LED exit lights on nets help unwanted fish species evade capture
Image credit: Dreamstime
Researchers have found that attaching LEDs to fishing nets to indicate an available exit hole for non-target species could help to minimise the impact of fishing on marine environments and protect the livelihoods of people working in the industry.
According to the UN Food and Agriculture Organisation, about 35 per cent of global catches are wasted – either rotting before they hit people’s plates or being thrown back into the sea.
About a quarter of these are bycatch or discards due to the nets picking up species that are either unwanted or too small. Their capture nevertheless has a negative impact on marine ecosystems.
A team from Bangor University has trialled a system that involves attaching LED lights to larger holes in nets to act as signposts to bycatch species, indicating the direction in which to swim in order to escape.
An initial trial in the sea around the Isle of Man focused on reducing the number of haddock and flatfish caught in a queen scallop fishery.
While existing bycatch reduction devices were effective at shallower depths of 29-40m deep, in deeper and darker waters of 45-95m they had no impact at all.
Once the LEDs were added to these net 'exits' in deep water, haddock bycatch was reduced by 47 per cent and flatfish catch was reduced by 25 per cent.
The researchers believe the relatively cheap LED solution could prove very popular with fishermen due to how easily existing fishing nets can be adapted.
Under an EU regulation known as the Landings Obligation, fishermen are required to bring ashore almost everything that they catch, including fish that are not part of their quota.
If they end up catching too much of their non-target species, fishermen can see their fishery “choked” - i.e. closed for a period of months to allow vulnerable stocks to recover. It is thus in their interests to minimise the capture of unwanted fish as much as possible.

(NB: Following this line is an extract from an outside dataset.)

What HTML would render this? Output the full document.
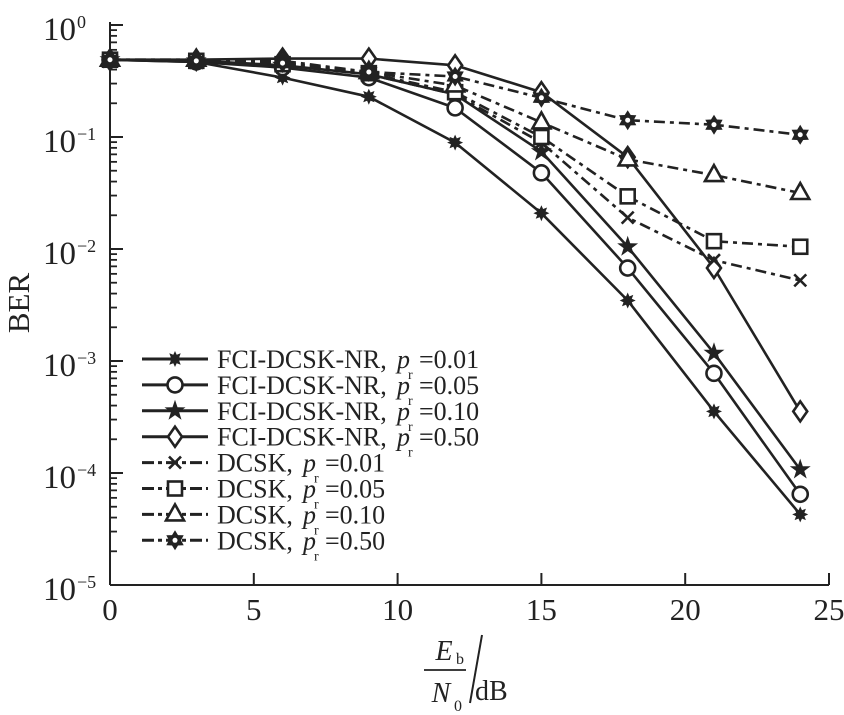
<!DOCTYPE html>
<html><head><meta charset="utf-8"><style>
html,body{margin:0;padding:0;background:#fff;}
svg{display:block;font-family:"Liberation Serif",serif;}
</style></head><body>
<svg id="s" width="844" height="715" viewBox="0 0 844 715" xmlns="http://www.w3.org/2000/svg"></svg>
<script>
const S=document.getElementById('s');let h='';
const X0=110,XS=28.76,Y0=25,YD=112;
const px=x=>X0+XS*x, py=l=>Y0-YD*l;
const col='#222';
h+=`<line x1="${X0}" y1="${Y0-3}" x2="${X0}" y2="${py(-5)}" stroke="${col}" stroke-width="2"/>`;
h+=`<line x1="${X0}" y1="${py(-5)}" x2="${px(25)}" y2="${py(-5)}" stroke="${col}" stroke-width="2"/>`;
for(let d=0;d<=5;d++){
  const y=py(-d);
  h+=`<line x1="${X0}" y1="${y}" x2="${X0+13}" y2="${y}" stroke="${col}" stroke-width="2"/>`;
  h+=`<text x="76" y="${y+15}" font-size="33" text-anchor="end" fill="${col}">10</text>`;
  h+=`<text x="77" y="${y+3}" font-size="18" fill="${col}">${d==0?'0':'\u2212'+d}</text>`;
  if(d<5)for(let k=2;k<=9;k++){const yy=py(-d-1+Math.log10(k));h+=`<line x1="${X0}" y1="${yy}" x2="${X0+7}" y2="${yy}" stroke="${col}" stroke-width="1.8"/>`;}
}
for(let v=0;v<=25;v+=5){const x=px(v);
  if(v>0)h+=`<line x1="${x}" y1="${py(-5)}" x2="${x}" y2="${py(-5)-12}" stroke="${col}" stroke-width="2"/>`;
  h+=`<text x="${x}" y="620" font-size="31" text-anchor="middle" fill="${col}">${v}</text>`;}
h+=`<text transform="translate(29,303) rotate(-90)" font-size="31" text-anchor="middle" fill="${col}">BER</text>`;
h+=`<text x="444" y="660" font-size="28" font-style="italic" text-anchor="middle" fill="${col}">E</text><text x="456" y="664" font-size="16" fill="${col}">b</text>`;
h+=`<line x1="424" y1="670" x2="466" y2="670" stroke="${col}" stroke-width="1.8"/>`;
h+=`<text x="441" y="702" font-size="28" font-style="italic" text-anchor="middle" fill="${col}">N</text><text x="454" y="711" font-size="16" fill="${col}">0</text>`;
h+=`<line x1="482" y1="635" x2="470" y2="703" stroke="${col}" stroke-width="2"/>`;
h+=`<text x="475" y="700" font-size="28" fill="${col}">dB</text>`;
const xs=[0,3,6,9,12,15,18,21,24];
const series=[
 ['ast',0,[-.31,-.33,-.47,-.64,-1.05,-1.68,-2.46,-3.45,-4.37]],
 ['circ',0,[-.31,-.33,-.38,-.47,-.74,-1.32,-2.17,-3.11,-4.19]],
 ['star',0,[-.31,-.32,-.36,-.44,-.62,-1.13,-1.98,-2.93,-3.97]],
 ['dia',0,[-.31,-.31,-.3,-.3,-.36,-.6,-1.18,-2.17,-3.45]],
 ['x',1,[-.31,-.32,-.36,-.44,-.62,-1.05,-1.72,-2.1,-2.28]],
 ['sq',1,[-.31,-.32,-.35,-.43,-.6,-1.0,-1.53,-1.93,-1.98]],
 ['tri',1,[-.31,-.31,-.32,-.42,-.54,-.87,-1.2,-1.34,-1.5]],
 ['hex',1,[-.31,-.32,-.34,-.42,-.46,-.65,-.85,-.89,-.98]],
];
function star(cx,cy,r,n,ri){let p=[];for(let i=0;i<2*n;i++){const a=-Math.PI/2+i*Math.PI/n;const rr=i%2?ri:r;p.push((cx+rr*Math.cos(a)).toFixed(1)+','+(cy+rr*Math.sin(a)).toFixed(1));}return p.join(' ');}
function mk(t,x,y){
 const st=`stroke="${col}" stroke-width="2.6"`;
 switch(t){
 case 'ast':return `<polygon points="${star(x,y,8,8,4.5)}" fill="${col}"/>`;
 case 'circ':return `<circle cx="${x}" cy="${y}" r="7.5" fill="#fff" ${st}/>`;
 case 'star':return `<polygon points="${star(x,y,11,5,4.3)}" fill="${col}"/>`;
 case 'dia':return `<polygon points="${x},${y-10} ${x+7},${y} ${x},${y+10} ${x-7},${y}" fill="#fff" ${st}/>`;
 case 'x':return `<path d="M${x-6},${y-6}L${x+6},${y+6}M${x+6},${y-6}L${x-6},${y+6}" ${st} stroke-width="3"/>`;
 case 'sq':return `<rect x="${x-7}" y="${y-7}" width="14" height="14" fill="#fff" ${st}/>`;
 case 'tri':return `<polygon points="${x},${y-10} ${x+9},${y+6} ${x-9},${y+6}" fill="#fff" ${st}/>`;
 case 'hex':return `<polygon points="${star(x,y,10,6,6)}" fill="${col}"/><circle cx="${x}" cy="${y}" r="2.5" fill="#fff"/>`;
 }}
const dash='11 5 4 5';
series.forEach(s=>{
 const pts=xs.map((x,i)=>px(x).toFixed(1)+','+py(s[2][i]).toFixed(1)).join(' ');
 h+=`<polyline points="${pts}" fill="none" stroke="${col}" stroke-width="2.6" ${s[1]?`stroke-dasharray="${dash}"`:''} stroke-linejoin="round"/>`;
});
series.forEach(s=>{xs.forEach((x,i)=>{h+=mk(s[0],px(x),py(s[2][i]));});});
const labs=[['FCI-DCSK-NR,','0.01'],['FCI-DCSK-NR,','0.05'],['FCI-DCSK-NR,','0.10'],['FCI-DCSK-NR,','0.50'],['DCSK,','0.01'],['DCSK,','0.05'],['DCSK,','0.10'],['DCSK,','0.50']];
series.forEach((s,i)=>{
 const y=359+i*25.9;
 h+=`<line x1="142" y1="${y}" x2="208" y2="${y}" stroke="${col}" stroke-width="3" ${s[1]?'stroke-dasharray="12 4 4 4"':''}/>`;
 h+=mk(s[0],175,y);
 const px0=s[1]?303:397;
 h+=`<text x="217" y="${y+9}" font-size="26" fill="${col}">${labs[i][0]}</text>`;
 h+=`<text x="${px0}" y="${y+9}" font-size="26" font-style="italic" fill="${col}">p</text>`;
 h+=`<text x="${px0+11}" y="${y+20}" font-size="14" fill="${col}">r</text>`;
 h+=`<text x="${px0+22}" y="${y+9}" font-size="26" fill="${col}">=${labs[i][1]}</text>`;
});
S.innerHTML=h;
</script>
</body></html>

Lucy Southworth, lead author of the study, told the PA news agency: “Traditionally - and this goes back decades and maybe even centuries - fishers used lights to attract fish. Now we are turning that on its head to try and manipulate the behavioural responses in fish and other animals to either repel them away from gear or to manipulate their behaviour so they can escape from them net.

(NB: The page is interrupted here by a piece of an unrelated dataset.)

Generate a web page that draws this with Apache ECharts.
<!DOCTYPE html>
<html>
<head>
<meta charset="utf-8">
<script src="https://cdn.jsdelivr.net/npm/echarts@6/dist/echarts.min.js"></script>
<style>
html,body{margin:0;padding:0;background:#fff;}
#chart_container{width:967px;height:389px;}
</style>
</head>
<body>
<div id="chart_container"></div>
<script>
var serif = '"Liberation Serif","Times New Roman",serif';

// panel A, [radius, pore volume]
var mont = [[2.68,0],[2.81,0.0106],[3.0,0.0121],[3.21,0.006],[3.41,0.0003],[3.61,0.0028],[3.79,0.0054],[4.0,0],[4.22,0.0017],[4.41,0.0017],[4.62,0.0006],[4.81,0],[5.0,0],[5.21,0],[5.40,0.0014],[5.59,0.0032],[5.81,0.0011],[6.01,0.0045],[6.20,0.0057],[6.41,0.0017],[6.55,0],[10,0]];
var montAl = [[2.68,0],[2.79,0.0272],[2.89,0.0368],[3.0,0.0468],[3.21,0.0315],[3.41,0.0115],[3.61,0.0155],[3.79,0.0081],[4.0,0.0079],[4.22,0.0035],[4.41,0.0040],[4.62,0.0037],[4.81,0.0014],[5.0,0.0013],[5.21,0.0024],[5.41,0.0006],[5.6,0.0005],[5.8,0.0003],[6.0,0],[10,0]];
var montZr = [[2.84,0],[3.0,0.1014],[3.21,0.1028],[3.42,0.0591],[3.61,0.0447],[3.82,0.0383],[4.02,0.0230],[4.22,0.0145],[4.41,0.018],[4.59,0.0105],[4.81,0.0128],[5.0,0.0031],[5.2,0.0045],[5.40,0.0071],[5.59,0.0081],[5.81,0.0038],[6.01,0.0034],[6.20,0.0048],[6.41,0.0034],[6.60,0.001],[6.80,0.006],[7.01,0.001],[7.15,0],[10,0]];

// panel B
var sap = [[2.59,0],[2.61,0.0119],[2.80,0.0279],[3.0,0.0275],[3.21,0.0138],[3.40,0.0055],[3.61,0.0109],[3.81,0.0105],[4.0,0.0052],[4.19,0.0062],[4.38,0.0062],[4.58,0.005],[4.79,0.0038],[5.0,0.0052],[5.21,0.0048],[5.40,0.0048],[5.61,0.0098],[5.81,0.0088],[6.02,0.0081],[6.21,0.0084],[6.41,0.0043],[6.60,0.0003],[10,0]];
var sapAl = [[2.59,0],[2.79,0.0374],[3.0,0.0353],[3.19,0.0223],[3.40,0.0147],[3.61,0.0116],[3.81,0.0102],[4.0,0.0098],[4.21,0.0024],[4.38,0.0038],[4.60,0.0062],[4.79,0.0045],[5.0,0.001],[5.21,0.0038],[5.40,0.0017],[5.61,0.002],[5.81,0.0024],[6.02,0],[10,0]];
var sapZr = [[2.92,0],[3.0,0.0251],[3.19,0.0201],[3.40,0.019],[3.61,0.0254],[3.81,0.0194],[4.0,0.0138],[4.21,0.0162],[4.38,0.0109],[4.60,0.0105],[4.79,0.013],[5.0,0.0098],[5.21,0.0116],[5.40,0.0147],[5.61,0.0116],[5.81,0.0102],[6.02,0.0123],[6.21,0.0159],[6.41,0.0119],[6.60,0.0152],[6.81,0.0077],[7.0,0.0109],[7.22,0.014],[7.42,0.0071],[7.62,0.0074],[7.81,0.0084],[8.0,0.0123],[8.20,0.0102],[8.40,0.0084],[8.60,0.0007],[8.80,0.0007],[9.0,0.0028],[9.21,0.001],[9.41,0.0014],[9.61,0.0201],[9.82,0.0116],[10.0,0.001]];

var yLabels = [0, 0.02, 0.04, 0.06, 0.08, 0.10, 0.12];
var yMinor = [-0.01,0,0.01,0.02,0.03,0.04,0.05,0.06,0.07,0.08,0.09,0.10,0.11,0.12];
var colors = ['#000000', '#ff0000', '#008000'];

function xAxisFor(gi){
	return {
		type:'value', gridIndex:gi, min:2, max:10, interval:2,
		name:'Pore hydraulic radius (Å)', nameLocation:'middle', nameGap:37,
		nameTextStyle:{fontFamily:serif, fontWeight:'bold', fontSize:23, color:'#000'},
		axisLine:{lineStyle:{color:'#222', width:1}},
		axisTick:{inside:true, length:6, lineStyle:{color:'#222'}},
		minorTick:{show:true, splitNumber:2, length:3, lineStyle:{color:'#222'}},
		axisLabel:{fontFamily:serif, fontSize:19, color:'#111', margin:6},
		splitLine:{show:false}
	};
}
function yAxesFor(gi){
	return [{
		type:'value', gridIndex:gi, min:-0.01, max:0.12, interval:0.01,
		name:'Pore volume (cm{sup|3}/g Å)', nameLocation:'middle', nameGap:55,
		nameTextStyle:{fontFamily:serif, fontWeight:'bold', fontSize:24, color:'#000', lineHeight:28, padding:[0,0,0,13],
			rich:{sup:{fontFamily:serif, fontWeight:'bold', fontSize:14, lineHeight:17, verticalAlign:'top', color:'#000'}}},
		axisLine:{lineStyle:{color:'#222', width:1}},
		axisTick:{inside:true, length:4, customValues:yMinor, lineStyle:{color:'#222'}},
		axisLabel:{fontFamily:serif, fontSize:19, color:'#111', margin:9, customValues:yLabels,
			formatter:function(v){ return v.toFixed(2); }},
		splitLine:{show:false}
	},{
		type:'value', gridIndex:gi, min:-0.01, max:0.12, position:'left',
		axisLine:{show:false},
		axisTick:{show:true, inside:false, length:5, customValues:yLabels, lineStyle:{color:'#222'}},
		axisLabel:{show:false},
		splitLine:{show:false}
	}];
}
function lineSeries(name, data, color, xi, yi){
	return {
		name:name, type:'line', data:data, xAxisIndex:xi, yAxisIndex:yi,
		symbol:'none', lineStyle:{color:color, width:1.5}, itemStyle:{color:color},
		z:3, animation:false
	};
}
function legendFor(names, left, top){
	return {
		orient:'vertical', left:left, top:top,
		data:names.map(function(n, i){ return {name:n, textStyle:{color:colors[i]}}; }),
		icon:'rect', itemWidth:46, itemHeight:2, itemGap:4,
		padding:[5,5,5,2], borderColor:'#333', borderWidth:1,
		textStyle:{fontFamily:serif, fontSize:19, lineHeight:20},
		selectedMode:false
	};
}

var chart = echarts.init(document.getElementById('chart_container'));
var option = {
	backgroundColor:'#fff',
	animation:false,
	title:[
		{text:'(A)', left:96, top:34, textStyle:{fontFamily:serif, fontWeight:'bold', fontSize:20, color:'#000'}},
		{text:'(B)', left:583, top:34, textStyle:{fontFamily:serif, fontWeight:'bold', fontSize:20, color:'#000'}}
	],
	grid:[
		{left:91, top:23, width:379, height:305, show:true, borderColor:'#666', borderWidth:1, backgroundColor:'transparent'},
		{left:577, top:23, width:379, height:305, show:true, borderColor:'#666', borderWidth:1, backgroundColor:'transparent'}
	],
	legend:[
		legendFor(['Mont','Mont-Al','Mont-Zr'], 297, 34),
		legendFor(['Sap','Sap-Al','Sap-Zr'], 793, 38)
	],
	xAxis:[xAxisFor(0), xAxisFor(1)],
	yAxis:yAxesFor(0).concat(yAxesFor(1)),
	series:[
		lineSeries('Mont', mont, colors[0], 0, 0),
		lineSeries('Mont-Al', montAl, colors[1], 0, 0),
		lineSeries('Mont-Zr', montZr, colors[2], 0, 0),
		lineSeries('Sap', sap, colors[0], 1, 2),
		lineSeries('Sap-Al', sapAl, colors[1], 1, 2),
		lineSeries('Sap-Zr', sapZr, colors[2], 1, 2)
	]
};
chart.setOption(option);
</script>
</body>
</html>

“In our case, we decided to attach the lights to the escape exit to try and guide fish towards it, so they would escape out more so than they would do if the lights weren’t there.”
Morven Robertson, senior UK projects manager at the Blue Marine Foundation, welcomed the research, saying: “We look forward to seeing how this technology can help fishermen to reduce bycatch, avoid choke species and fulfil commitments to the Landings Obligation.”
Philip Evans, oceans campaigner at Greenpeace UK, said it was “concerning” that existing bycatch reduction devices become less effective at night and in deep water.
“We hope that fishing fleets take heed of this scientific development to help them reduce their bycatch and step up their measures to eliminate it as much as possible,” he said. “But to give our oceans the best chance of recovery, we need to see catch limits set at sustainable levels, in line with scientific advice.
“We also must place at least 30 per cent of our oceans off-limits to human activity, including fishing, by 2030.”
A recent study found that while marine life around the world is currently suffering from overfishing and other human impacts, it is also very resilient and could bounce back to former levels in just 30 years if sufficient environmental measures are taken.